Suzanne Doppelt, Meta donna

Envoû­te­ment et de désenvoûtement

Suzanne Dop­pelt s’inspire ici du film en noir et blanc de Gian Franco Min­gozzi, Taran­tula, tourné en 1961 dans le Salento, au sud de l’Italie. Dans sa “fic­tion” au sein d’une petite ville des Pouilles — Gala­tina — se pro­duit un étrange rituel de dépos­ses­sion. Il a pour objet l’araignée et sa mor­sure.
Il s’agit d’un exor­cisme dansé et chanté. Cela dure plu­sieurs jours pour per­mettre une sorte de régu­la­tion de l’ordre social, une manière de don­ner du sens au désordre et d’apaiser des conflits indi­vi­duels et collectifs.

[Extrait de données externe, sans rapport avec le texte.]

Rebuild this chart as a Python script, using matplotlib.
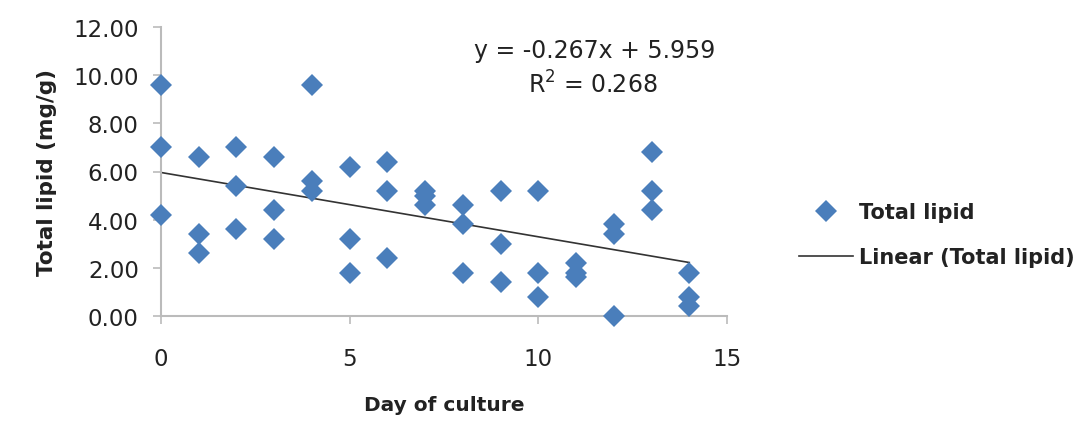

Une forme de pseudo poi­son cir­cule entre l’araignée, les musi­ciens, et les vil­la­geois ras­sem­blés pour un tel évè­ne­ment.
Les acteurs doivent s’identifier à l’araignée et dan­ser comme elle puisqu’elle se déplace, dit-on, sur une musique effré­née car sa mor­sure est musicale.

Lors d’un tel céré­mo­nial, il est ques­tion de pau­vreté, d’ennui mor­tel, de conflits irré­so­lus. Bref, d’envoûtement et de désen­voû­te­ment. Textes en prose poé­tique et quelques images jouent libre­ment de ces dif­fé­rents aspects.
Suzanne Dop­pelt tisse à son tour une toile pour un hom­mage à la céré­mo­nie cathar­tique, le rituel joué et sym­bo­lisé dont elle se fait l’écho aujourd’hui.

Elle réin­vente dans sa propre écri­ture un théâtre arach­néen dont elle tire les fils. Cette céré­mo­nie repré­sente l’un des der­niers cultes de pos­ses­sion en Europe et une « situa­tion » par­ti­cu­lière qui per­met à l’auteur d’être som­nam­bule sans erreur par la magie d’effets mer­veilleux.
Une telle décons­truc­tion « pers­pec­ti­viste » crée des images fan­tômes. Tout ce qui est vu crée le doute.

Le lieu de la scène devient un espace réel où le regard se perd puisque sa propre « men­ta­li­sa­tion » est obé­rée. Un tel rituel  reste fluc­tuant entre dépôts mais aussi débor­de­ments, s’agite et s’agence en reflets et échos.
Le texte tourne autour de telles images en vrac.

jean-paul gavard-perret

Suzanne Dop­pelt, Meta donna, P.O.L édi­teur, Paris, 2020, 80 p. — 13, 00 €.